When the federal government decided to enact sweeping price controls on Medicare drugs, pundits and members of Congress crowed that the pharmaceutical industry was finally getting its comeuppance. They claimed that the new law, the Inflation Reduction Act, would make Medicare drugs more affordable and therefore more accessible to U.S. seniors. The only resulting harm would be lower profits for pharmaceutical companies.

However, price controls on prescription drugs are a reaction to a misdiagnosis of the real drivers of high out-of-pocket costs, such as the practices of health industry middlemen. Rather than focus on resolving such issues in the American healthcare system, the Trump administration is attempting to artificially lower prices to match those in “favored” countries abroad, through a policy dubbed “Most Favored Nation” (MFN).
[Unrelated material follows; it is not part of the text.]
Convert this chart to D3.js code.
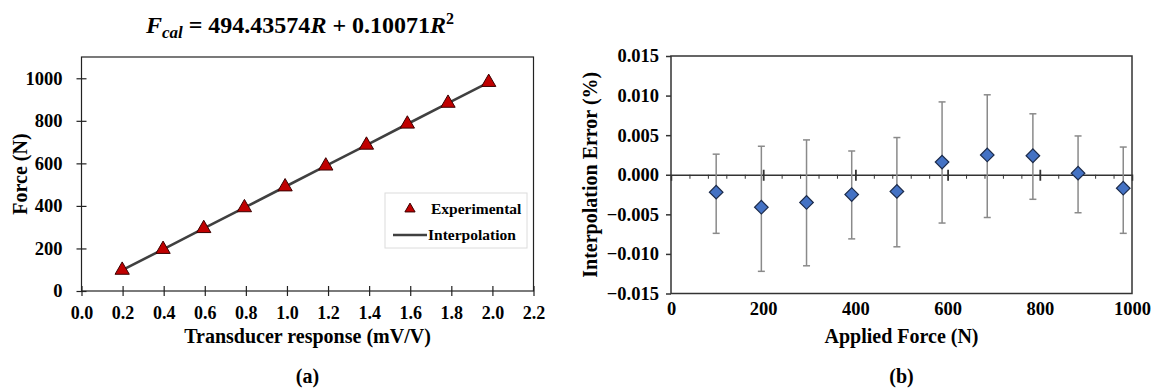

The problem? Drug prices are only so low abroad because foreign governments take advantage of American investment and innovation. Though Americans make up 5 percent of the world’s population, we fund 75 percent of global pharmaceutical innovation. Research shows that about 70 percent of pharmaceutical profits globally flow from the U.S. market. Recent letters from 33 members of the House of Representatives and 18 senators to the U.S. Trade Representative highlight that matching unrealistically low foreign prices won’t solve American healthcare access issues; it will exacerbate them.
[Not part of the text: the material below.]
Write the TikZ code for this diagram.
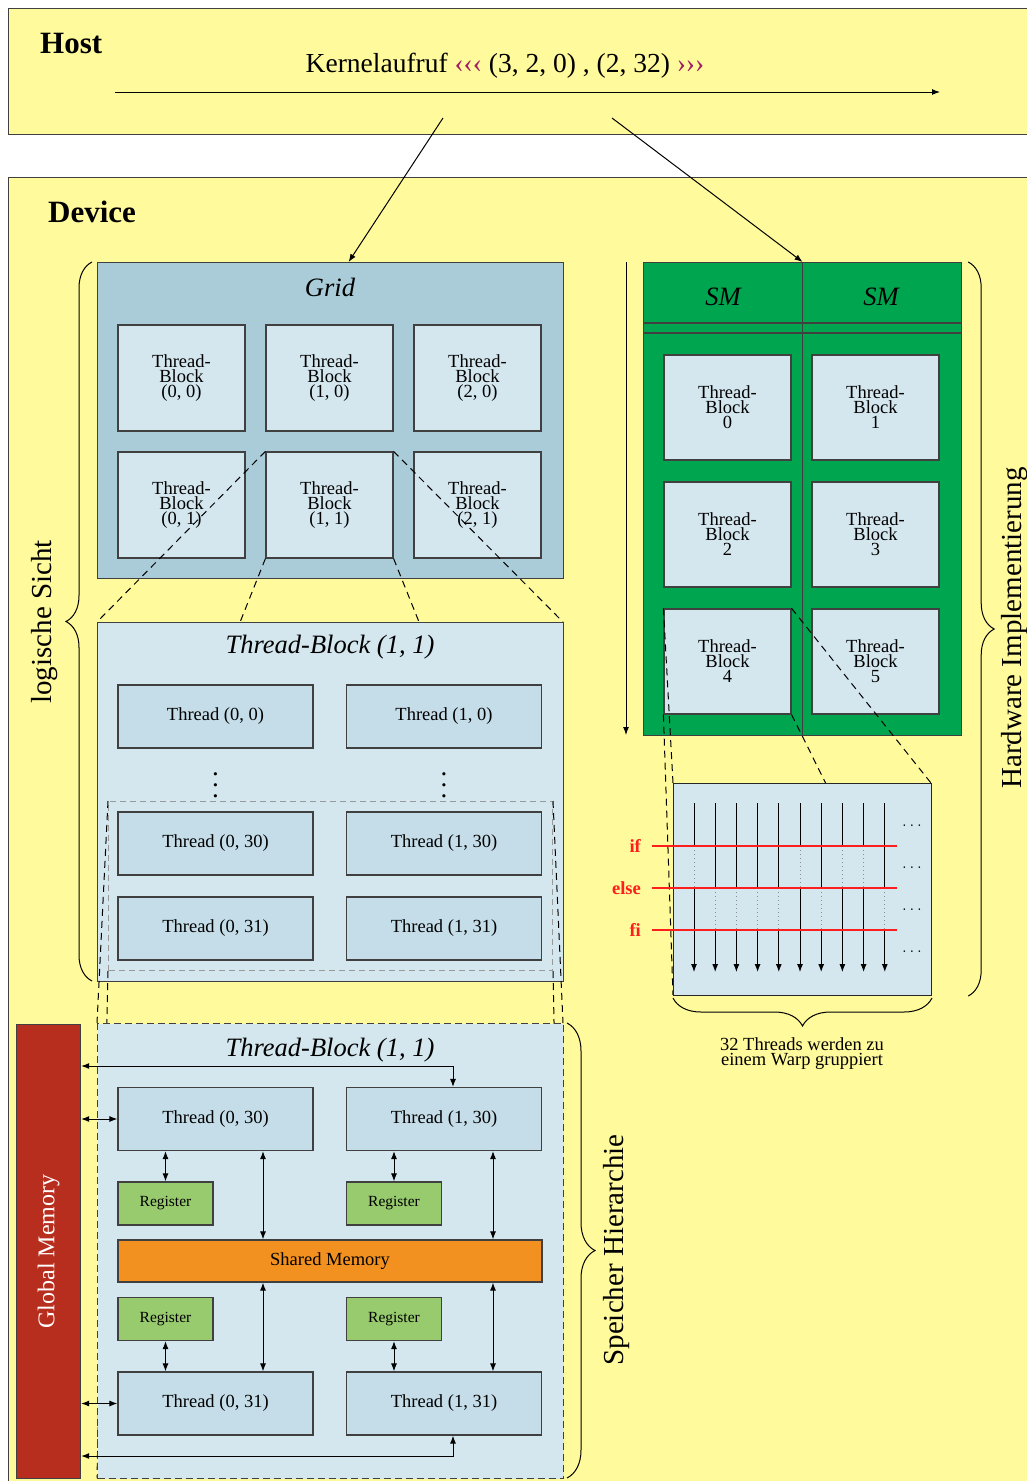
\documentclass[tikz,border=0pt]{standalone}
\usepackage{fontspec}
\setmainfont{Liberation Serif}
\usepackage{xcolor}
\usepackage{tikz}
\usetikzlibrary{positioning, arrows.meta, decorations.pathreplacing}

\definecolor{devyellow}{RGB}{255,250,155}
\definecolor{gridblue}{RGB}{170,204,216}
\definecolor{blockblue}{RGB}{212,231,239}
\definecolor{threadblue}{RGB}{196,221,232}
\definecolor{smgreen}{RGB}{0,165,80}
\definecolor{gmred}{RGB}{184,46,30}
\definecolor{reggreen}{RGB}{152,203,110}
\definecolor{shmorange}{RGB}{243,145,32}
\definecolor{launch}{RGB}{160,30,100}
\definecolor{branchred}{RGB}{255,30,30}

\newcommand{\cudalabel}{\fontsize{18.5}{15}\selectfont}
\newcommand{\cudatitle}{\fontsize{26.5}{30}\selectfont\itshape}
\newcommand{\cudabrace}{\fontsize{29}{32}\selectfont}
\newcommand{\cudahead}{\fontsize{31}{34}\selectfont\bfseries}

\tikzset{
  box/.style={draw=black!75, line width=1.2pt, inner sep=0pt},
  tblock/.style={box, fill=blockblue, minimum width=127pt, minimum height=106pt, align=center, font=\cudalabel},
  thread/.style={box, fill=threadblue, minimum width=195pt, minimum height=63pt, font=\cudalabel},
  register/.style={box, fill=reggreen, minimum width=95pt, minimum height=43pt, font=\fontsize{15.5}{18}\selectfont},
  title/.style={anchor=base, inner sep=0pt, font=\cudatitle},
  proj/.style={black, line width=1pt, dash pattern=on 7pt off 5pt},
  memarrow/.style={<->, line width=1pt},
  warparrow/.style={->, line width=1pt},
  inactive/.style={black!45, line width=0.9pt, dash pattern=on 1pt off 3pt},
  branch/.style={branchred, line width=1.2pt},
  branchlabel/.style={anchor=base east, inner sep=0pt, text=branchred, font=\fontsize{18.5}{20}\selectfont\bfseries},
  bracedeco/.style={decorate, line width=1pt, decoration={brace, amplitude=#1}},
}

\begin{document}
\begin{tikzpicture}[x=1pt, y=-1pt, >={Latex[length=8pt,width=6pt]}]
    \useasboundingbox (0,0) rectangle (1027,1481);
    \clip (0,0) rectangle (1027,1481);

    % Host with the kernel launch
    \node[box, fill=devyellow, minimum width=1040pt, minimum height=126pt, anchor=north west] (host) at (8,8) {};
    \node[anchor=base west, inner sep=0pt, font=\cudahead] (hostlabel) at (40,53) {Host};
    \node[font=\fontsize{27.5}{30}\selectfont] (kcall) at (505,66) {Kernelaufruf \textcolor{launch}{‹‹‹} (3, 2, 0) , (2, 32) \textcolor{launch}{›››}};
    \coordinate (t0) at (115,92);
    \coordinate (t1) at (940,92);
    \draw[->, line width=1pt] (t0) -- (t1);

    % Device
    \node[box, fill=devyellow, minimum width=1040pt, minimum height=1320pt, anchor=north west] (device) at (8,177) {};
    \node[anchor=base west, inner sep=0pt, font=\cudahead] (devlabel) at (48,222) {Device};

    % Grid of thread blocks
    \node[box, fill=gridblue, minimum width=466pt, minimum height=316pt, anchor=north west] (grid) at (97,262) {};
    \node[title] (gridlabel) at (330,296) {Grid};
    \node[tblock] (gb00) at (181.5,378) {Thread-\\Block\\(0, 0)};
    \node[tblock] (gb10) at (329.5,378) {Thread-\\Block\\(1, 0)};
    \node[tblock] (gb20) at (477.5,378) {Thread-\\Block\\(2, 0)};
    \node[tblock] (gb01) at (181.5,505) {Thread-\\Block\\(0, 1)};
    \node[tblock] (gb11) at (329.5,505) {Thread-\\Block\\(1, 1)};
    \node[tblock] (gb21) at (477.5,505) {Thread-\\Block\\(2, 1)};

    % Kernel launch to grid
    \coordinate (kgrid) at (443,118);
    \draw[->, line width=1pt] (kgrid) -- ([xshift=18pt]grid.north);

    % Zoom from block (1, 1) into its threads
    \coordinate (tbnw) at (97,622);
    \coordinate (tbne) at (563,622);
    \coordinate (tbsw) at (97,981);
    \coordinate (tbse) at (563,981);
    \draw[proj] (gb11.north west) -- (tbnw);
    \draw[proj] (gb11.south west) -- (tbsw);
    \draw[proj] (gb11.north east) -- (tbne);
    \draw[proj] (gb11.south east) -- (tbse);

    % Thread-Block (1, 1)
    \node[box, fill=blockblue, minimum width=466pt, minimum height=359pt, anchor=north west] (tb11) at (tbnw) {};
    \node[title] (tb11label) at (330,653) {Thread-Block (1, 1)};
    \node[thread] (tt00) at (215.5,716.5) {Thread (0, 0)};
    \node[thread] (tt10) at (444,716.5) {Thread (1, 0)};
    \node[scale=2.7, inner sep=0pt] (vdots0) at (215.5,777) {$\vdots$};
    \node[scale=2.7, inner sep=0pt] (vdots1) at (444,777) {$\vdots$};
    \node[thread] (tt030) at (215.5,843.5) {Thread (0, 30)};
    \node[thread] (tt130) at (444,843.5) {Thread (1, 30)};
    \node[thread] (tt031) at (215.5,928.5) {Thread (0, 31)};
    \node[thread] (tt131) at (444,928.5) {Thread (1, 31)};
    \node[draw=black!40, line width=1pt, dash pattern=on 6pt off 4pt, inner sep=0pt, minimum width=444pt, minimum height=169pt, anchor=north west] (sel) at (108,801) {};

    % Zoom from the last two threads into the memory view
    \coordinate (memnw) at (97,1023);
    \coordinate (memne) at (563,1023);
    \coordinate (memsw) at (97,1478);
    \coordinate (memse) at (563,1478);
    \draw[proj] (sel.north west) -- (memnw);
    \draw[proj] (sel.south west) -- (memsw);
    \draw[proj] (sel.north east) -- (memne);
    \draw[proj] (sel.south east) -- (memse);

    % Memory hierarchy
    \node[box, dash pattern=on 7pt off 4pt, fill=blockblue, minimum width=466pt, minimum height=455pt, anchor=north west] (mem) at (memnw) {};
    \node[title] (memlabel) at (330,1056) {Thread-Block (1, 1)};
    \node[box, fill=gmred, minimum width=64pt, minimum height=454pt, anchor=north west] (gm) at (16,1024) {};
    \node[rotate=90, text=white, font=\fontsize{24}{26}\selectfont] (gmlabel) at (gm.center) {Global Memory};
    \node[thread] (t030) at (215.5,1119) {Thread (0, 30)};
    \node[thread] (t130) at (444,1119) {Thread (1, 30)};
    \node[register] (r030) at (165.5,1203.5) {Register};
    \node[register] (r130) at (394,1203.5) {Register};
    \node[box, fill=shmorange, minimum width=424pt, minimum height=42pt, font=\cudalabel] (shm) at (330,1261) {Shared Memory};
    \node[register] (r031) at (165.5,1319) {Register};
    \node[register] (r131) at (394,1319) {Register};
    \node[thread] (t031) at (215.5,1403.5) {Thread (0, 31)};
    \node[thread] (t131) at (444,1403.5) {Thread (1, 31)};

    % Memory accesses
    \draw[memarrow] (gm.east |- t030.west) -- (t030.west);
    \draw[memarrow] (gm.east |- t031.west) -- (t031.west);
    \draw[memarrow] ([xshift=9pt]t130.north) |- (gm.east |- 0,1066);
    \draw[memarrow] ([xshift=9pt]t131.south) |- (gm.east |- 0,1456);
    \draw[memarrow] (r030.north |- t030.south) -- (r030.north);
    \draw[memarrow] (r130.north |- t130.south) -- (r130.north);
    \draw[memarrow] (r031.south) -- (r031.south |- t031.north);
    \draw[memarrow] (r131.south) -- (r131.south |- t131.north);
    \draw[memarrow] (t030.south -| 263,0) -- (shm.north -| 263,0);
    \draw[memarrow] (t130.south -| 493,0) -- (shm.north -| 493,0);
    \draw[memarrow] (shm.south -| 263,0) -- (t031.north -| 263,0);
    \draw[memarrow] (shm.south -| 493,0) -- (t131.north -| 493,0);

    % Streaming multiprocessors
    \node[box, fill=smgreen, minimum width=318pt, minimum height=473pt, anchor=north west] (sm) at (643,262) {};
    \draw[line width=1.2pt, black!75] (sm.north) -- (sm.south);
    \draw[line width=1.2pt, black!75] (sm.west |- 0,323) -- (sm.east |- 0,323);
    \draw[line width=1.2pt, black!75] (sm.west |- 0,333) -- (sm.east |- 0,333);
    \node[title] (sm0label) at (723,305) {SM};
    \node[title] (sm1label) at (881,305) {SM};
    \node[tblock, minimum height=105pt] (sb0) at (727.5,407.5) {Thread-\\Block\\0};
    \node[tblock, minimum height=105pt] (sb1) at (875.5,407.5) {Thread-\\Block\\1};
    \node[tblock, minimum height=105pt] (sb2) at (727.5,534.5) {Thread-\\Block\\2};
    \node[tblock, minimum height=105pt] (sb3) at (875.5,534.5) {Thread-\\Block\\3};
    \node[tblock, minimum height=105pt] (sb4) at (727.5,661.5) {Thread-\\Block\\4};
    \node[tblock, minimum height=105pt] (sb5) at (875.5,661.5) {Thread-\\Block\\5};
    \coordinate (s0) at (626,262);
    \coordinate (s1) at (626,735);
    \draw[->, line width=1pt] (s0) -- (s1);

    % Kernel launch to SM
    \coordinate (ksm) at (612,118);
    \draw[->, line width=1pt] (ksm) -- (sm.north);

    % Zoom from block 4 into one warp
    \coordinate (warpnw) at (673,783);
    \coordinate (warpne) at (931,783);
    \coordinate (warpsw) at (673,995);
    \coordinate (warpse) at (931,995);
    \draw[proj] (sb4.north west) -- (warpnw);
    \draw[proj] (sb4.south west) -- (warpsw);
    \draw[proj] (sb4.north east) -- (warpne);
    \draw[proj] (sb4.south east) -- (warpse);

    % Warp with divergent branches
    \node[box, line width=1pt, draw=black!85, fill=blockblue, minimum width=258pt, minimum height=212pt, anchor=north west] (warp) at (warpnw) {};
    \draw[warparrow] (694,803) -- (694,846) (694,888) -- (694,972);
    \draw[warparrow] (715.2,803) -- (715.2,888) (715.2,930) -- (715.2,972);
    \draw[warparrow] (736.4,803) -- (736.4,888) (736.4,930) -- (736.4,972);
    \draw[warparrow] (757.6,803) -- (757.6,888) (757.6,930) -- (757.6,972);
    \draw[warparrow] (778.8,803) -- (778.8,888) (778.8,930) -- (778.8,972);
    \draw[warparrow] (800,803) -- (800,846) (800,888) -- (800,972);
    \draw[warparrow] (821.2,803) -- (821.2,888) (821.2,930) -- (821.2,972);
    \draw[warparrow] (842.4,803) -- (842.4,846) (842.4,888) -- (842.4,972);
    \draw[warparrow] (863.6,803) -- (863.6,846) (863.6,888) -- (863.6,972);
    \draw[warparrow] (884.8,803) -- (884.8,888) (884.8,930) -- (884.8,972);
    \draw[inactive] (694,846) -- (694,888) (800,846) -- (800,888) (842.4,846) -- (842.4,888) (863.6,846) -- (863.6,888);
    \draw[inactive] (715.2,888) -- (715.2,930) (736.4,888) -- (736.4,930) (757.6,888) -- (757.6,930) (778.8,888) -- (778.8,930) (821.2,888) -- (821.2,930) (884.8,888) -- (884.8,930);
    \node[anchor=base, inner sep=0pt, font=\fontsize{18.5}{20}\selectfont] (more0) at (912,826) {$\ldots$};
    \node[anchor=base, inner sep=0pt, font=\fontsize{18.5}{20}\selectfont] (more1) at (912,868) {$\ldots$};
    \node[anchor=base, inner sep=0pt, font=\fontsize{18.5}{20}\selectfont] (more2) at (912,910) {$\ldots$};
    \node[anchor=base, inner sep=0pt, font=\fontsize{18.5}{20}\selectfont] (more3) at (912,952) {$\ldots$};
    \draw[branch] (652,846) -- (897,846);
    \draw[branch] (652,888) -- (897,888);
    \draw[branch] (652,930) -- (897,930);
    \node[branchlabel] (lif) at (641,852) {if};
    \node[branchlabel] (lelse) at (641,894) {else};
    \node[branchlabel] (lfi) at (641,936) {fi};

    % Braces
    \draw[bracedeco=28pt, decoration={mirror}] ([yshift=-2pt]warp.south west) -- ([yshift=-2pt]warp.south east);
    \node[align=center, font=\cudalabel] (warptext) at (802,1054) {32 Threads werden zu\\einem Warp gruppiert};
    \draw[bracedeco=26pt] ([xshift=-5pt]tbsw) -- ([xshift=-5pt]grid.north west);
    \node[rotate=90, font=\cudabrace] (logic) at (45,622) {logische Sicht};
    \draw[bracedeco=26pt] ([xshift=6pt]sm.north east) -- ([xshift=6pt]sm.east |- warp.south);
    \node[rotate=90, font=\cudabrace] (hwlabel) at (1015,628) {Hardware Implementierung};
    \draw[bracedeco=28pt] ([xshift=4pt]memne) -- ([xshift=4pt]memse);
    \node[rotate=90, font=\cudabrace] (memhier) at (617,1250) {Speicher Hierarchie};
\end{tikzpicture}
\end{document}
New research from Pioneer Institute indicates not only that lower drug prices from MFN are likely to manifest as higher out-of-pocket costs for seniors but that Medicare drugs targeted by the IRA have already become more expensive.
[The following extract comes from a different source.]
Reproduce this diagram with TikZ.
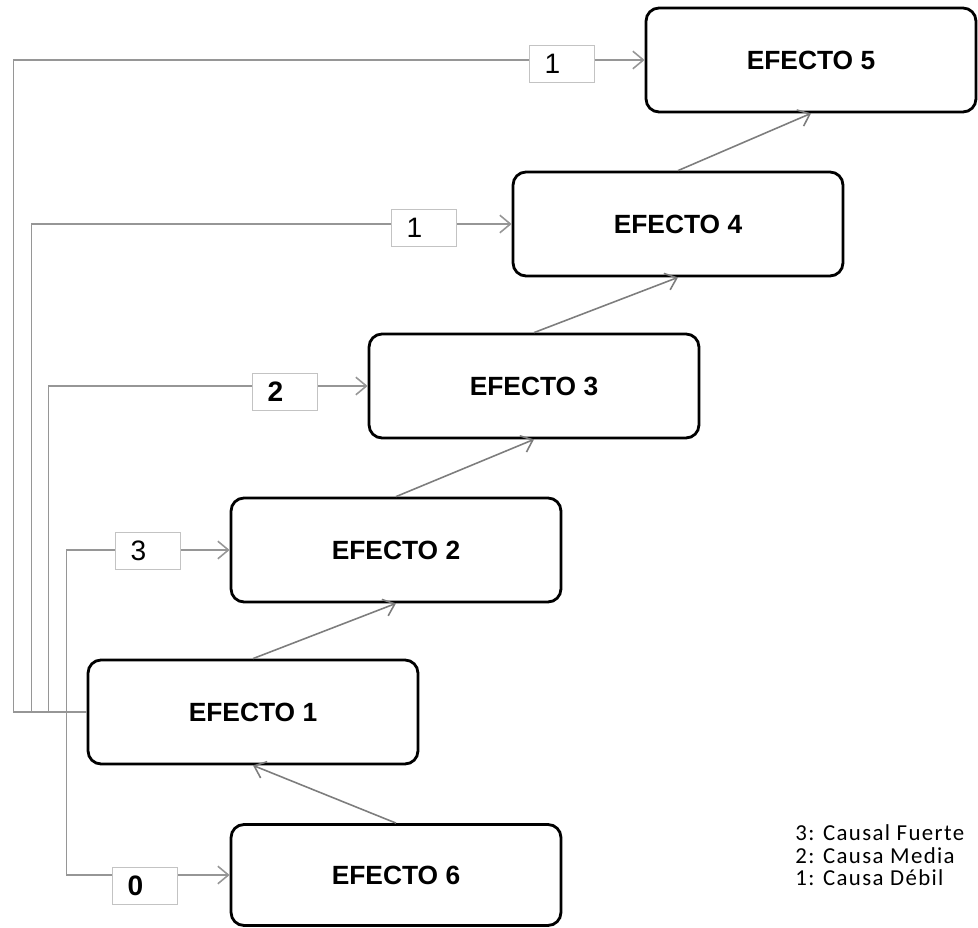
\documentclass[tikz,border=0pt]{standalone}
\usepackage{fontspec}
\setmainfont{Liberation Sans}
\newfontfamily\legendfont{Carlito}[LetterSpace=6]
\usetikzlibrary{arrows.meta,positioning}

\definecolor{linkgray}{RGB}{150,150,150}
\definecolor{risegray}{RGB}{125,125,125}
\definecolor{labgray}{RGB}{195,195,195}

\tikzset{
	efecto/.style={draw=black, line width=1.6pt, rounded corners=0.26cm, minimum width=6.6cm, minimum height=2.08cm, inner sep=0pt, font=\fontsize{15}{18}\selectfont\bfseries},
	peso/.style={draw=labgray, fill=white, line width=0.8pt, minimum height=0.75cm, text width=0.7cm, inner xsep=0.3cm, inner ysep=0pt, align=left, font=\fontsize{16}{18}\selectfont},
	link/.style={draw=linkgray, line width=0.9pt, -{Straight Barb[length=6pt,width=10pt]}},
	rise/.style={draw=risegray, line width=0.9pt, -{Straight Barb[length=6pt,width=10pt]}}
}

\begin{document}
\begin{tikzpicture}[x=0.02cm, y=-0.02cm]
			%%%%% START %%%%%
			\useasboundingbox (0,0) rectangle (978,928);
			
			\node[efecto] (e1) at (253,712) {EFECTO 1};
			\node[efecto] (e2) at (396,550) {EFECTO 2};
			\node[efecto] (e3) at (534,386) {EFECTO 3};
			\node[efecto] (e4) at (678,224) {EFECTO 4};
			\node[efecto] (e5) at (811,60) {EFECTO 5};
			\node[efecto, minimum height=2.02cm] (e6) at (396,875) {EFECTO 6};
			
			\draw[link] (e1.west) -- ++(-73,0) |- (e5);
			\draw[link] (e1.west) -- ++(-55,0) |- (e4);
			\draw[link] (e1.west) -- ++(-38,0) |- (e3);
			\draw[link] (e1.west) -- ++(-20,0) |- (e2);
			\draw[link] (e1.west) -- ++(-20,0) |- (e6);
			
			\node[peso] (l5) at (562,64) {1};
			\node[peso] (l4) at (424,228) {1};
			\node[peso] (l3) at (285,392) {\bfseries 2};
			\node[peso] (l2) at (148,551) {3};
			\node[peso] (l6) at (145,886) {\bfseries 0};
			
			\draw[rise] (e1.north) -- (e2.south);
			\draw[rise] (e2.north) -- (e3.south);
			\draw[rise] (e3.north) -- (e4.south);
			\draw[rise] (e4.north) -- (e5.south);
			\draw[rise] (e6.north) -- (e1.south);
			
			\node[anchor=north west, align=left, inner sep=0pt, font=\legendfont\fontsize{13}{13}\selectfont] (ley) at (795,824) {3: Causal Fuerte\\2: Causa Media\\1: Causa Débil};
			
			%%%%% END %%%%%
\end{tikzpicture}
\end{document}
How could the government lower prices and, at the same time, increase costs for patients? The answer becomes clear if one understands the extraordinary influence that middlemen known as pharmacy benefit managers (PBMs) exert on drug pricing and affordability.

A rebate system underpins the pharmaceutical market. Drug companies pay rebates to PBMs that represent health plans. Rebates are a kind of protection money to ensure that the company’s drug is accessible for patients, with lower out-of-pocket costs and fewer administrative requirements for doctors.

Take Eliquis, a popular anti-coagulant. Before the IRA, Eliquis had a list price of $521, allowing its manufacturers to provide a significant rebate. Given that 3.5 million seniors on Medicare took Eliquis in 2022, it’s likely that PBMs took in millions in rebates. With a post-IRA price of $231, PBMs’ rebate income is set to plummet.

How will PBMs make up this lost revenue?

We postulated that PBMs will recoup the drop in profits by increasing out-of-pocket costs through higher copays, coinsurance and other charges. And that is precisely what happened. Between the first quarter of 2024 and the first quarter of 2025, out-of-pocket charges for seniors taking Eliquis have risen from $77.99 to $106.10.

It isn’t just Eliquis. We studied the out-of-pocket charges made by the four largest PBMs for nine medicines targeted in the first round of price controls. The data show that out-of-pocket charges by PBMs rose an average of 32 percent. One rose by as much as $316.81.

In establishing a price-setting program in Medicare, lawmakers failed to grasp a critical detail: PBMs make more money when list prices are higher, as fees and rebates are tied to those inflated prices. When prices drop, PBMs earn less and attempt to recoup lost revenue by shifting their financial risk to patients through higher out-of-pocket costs and increased utilization management tactics such as prior authorization. That’s how patients can end up paying more — and face additional barriers to care — even when drug prices decrease.

All of the issues needing to be addressed — from foreign freeloading off American investment to burdensome costs at the pharmacy counter — one can be resolved by fixing this broken rebate-based contracting model. Rather than import ineffective policies from abroad, we must prioritize commonsense reforms of the healthcare systems and middlemen profiting off the backs of patients. Meaningfully enforcing a recent pledge to reduce prior authorizations from the country’s largest health plans represents one way that leaders in Washington can deliver on their promises.

Pioneer plans to study all the drugs subject to IRA price controls year by year. We surmise that the price control law will make these drugs less affordable. One is reminded of the aphorism: we are from the government, and we are here to help.